Sunday, January 26, 2014

Howard Zinn: Worth Reading


Howard Zinn: Worth Reading
P. Schultz
January 26, 2014

            Here are some passages from Howard Zinn, precisely The Zinn Reader. This guy knew what was going on although he still hoped for a national democracy of some equality. And this even though he saw through, for the most part, the limited character of political change at the national level, e.g., in his piece “The Limits of the New Deal.” The following is from a piece entitled “The Bombing of Royan,” a small town in France that was bombed twice, and in all likelihood unnecessarily, toward the end of World War II. Zinn himself took part in this bombing.  

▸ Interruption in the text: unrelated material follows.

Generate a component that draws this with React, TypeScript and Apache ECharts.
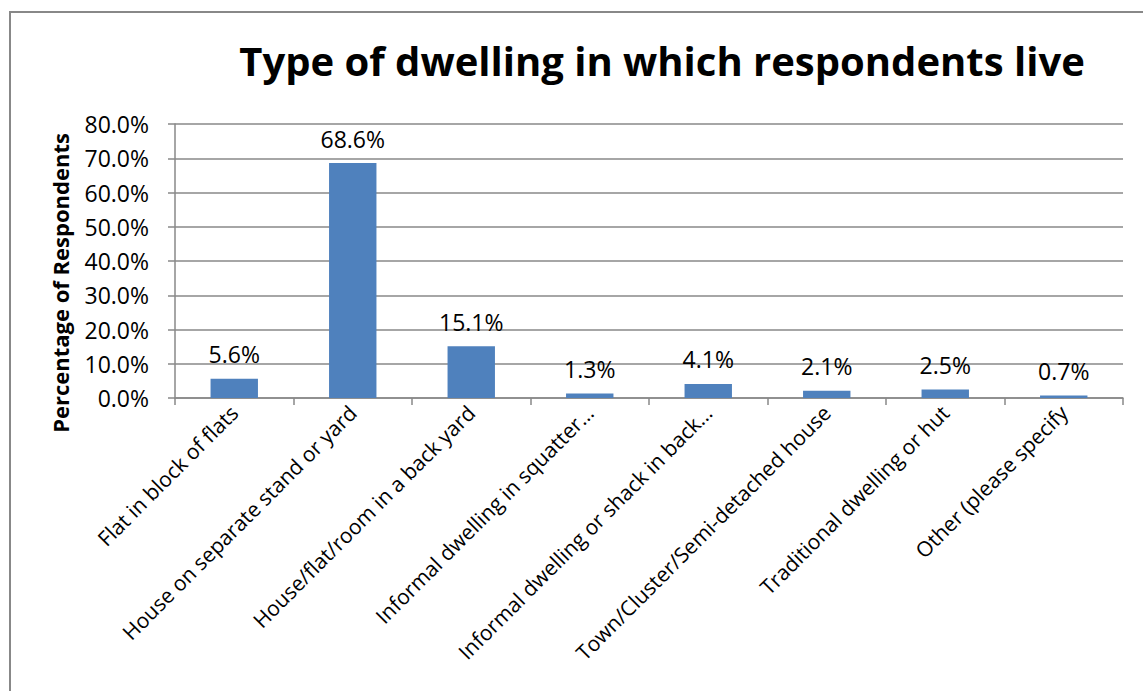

            “One can see in the destruction of Royan that infinite chain causes, that infinite dispersion of responsibility, which can give infinite work to historical scholarship and sociological speculation, and bring an infinitely pleasurable paralysis of the will. What a complex of motives! In the Supreme Allied Command, the simple momentum of the war, the pull of prior commitments and preparations, the need to fill out the circle, to pile up victories as high as possible. At the local military level, the ambitions, petty and large, the tug of glory, the ardent need to participate in a grand communal effort by soldiers of all ranks. On the part of the American Air Force, the urge to try out a newly developed weapon. (Paul Metadier wrote: ‘In effect, the operation was above all characterized by the dropping of new incendiary bombs which the Air Force had just been supplied with. According to the famous formulation of one general: “They were marvelous.”) [This weapon is now called “napalm.”] And among all participants, high and low, French and American, the most powerful motive of all: The habit of obedience, the universal teaching of all cultures, not to get out of line, not even to think about that which one has not been assigned to think about, the negative motive of not having either a reason or a will to intercede. . . .

            “More and more in our time, the mass production of mass evil requires an enormously complicated division of labor. No one is positively responsible for the horror that ensues. . . .” [Pp. 279-280]

            And that want or obfuscation of responsibility is precisely what “government” is all about. It is also part and parcel of what Alexander Hamilton – and others - called “energetic government,” because when responsibility cannot be assigned, then those with the power to act are free to do so as they see fit. The “enormously complicated division of labor” Zinn sees is not accidental, not the result of some “historical process.” It is deliberate, it is chosen, and it is so precisely because it protects those who find it “necessary” to do horrible things and, as all “realists” contend, it is always necessary to do horrible things.